Update: Now it is looking like it might have been the result of a misspelled domain name "faceook.com" taking one to a survey site.  In any case, it's working OK in Internet Explorer today. 


Update: March 2: I got another text from "guessology" at 7:30 AM EST this morning. I hope this isn't the start of something. No, I don't need more ring tones. 

5 comments:

Kenneth said...

My wife go this earlier this evening on her Macbook pro think its a scam please keep us posted. She also gave her cell # but never did use the pin for anything.

Keith Adams said...

I also got the same thing.

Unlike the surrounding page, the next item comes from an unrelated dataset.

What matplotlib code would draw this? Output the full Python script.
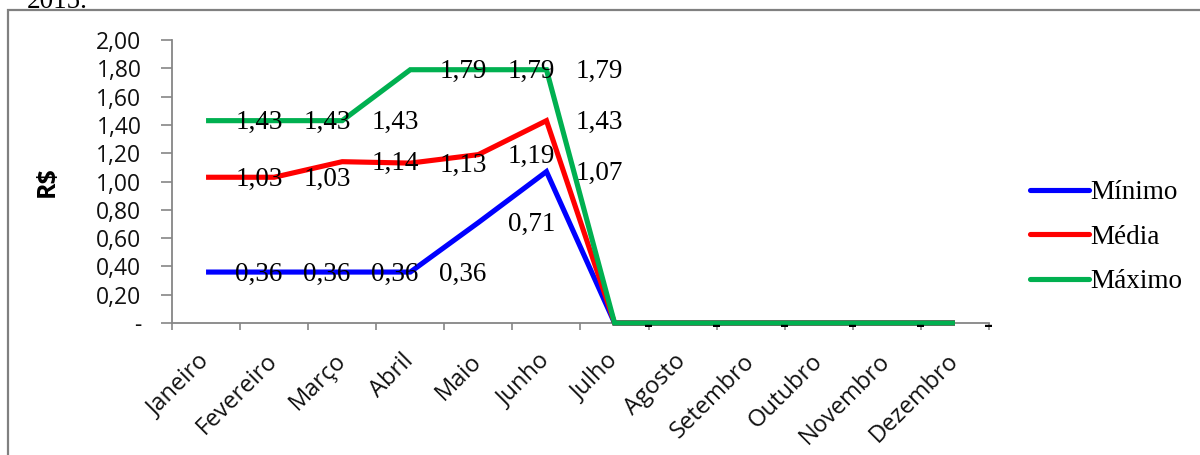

It's annoying, because if you search for the website name plus the word scam, socialrewardsurvey.com pages come up all on the first page, or clearly planted bogus links to it.

Thanks

Vicki Lewis said...

It gets worse, these scammers also charge your wireless carrier $9.95 for their sevice of sending you these annoying texts

Purple Underlord said...

Did you make sure you weren't typing facbeook.com or some other typo? That's what sent me to it.

Bill Boushka said...

It's turned out that it was indeed due to a misspelling (that's a trademark issue Facebook could pursue). I got a few unwelcomed texts from "guessology" etc but after answering the stop-messages about four times, they stopped. I never incurred any charges. But in retrospect, I'm surprised this fooled me.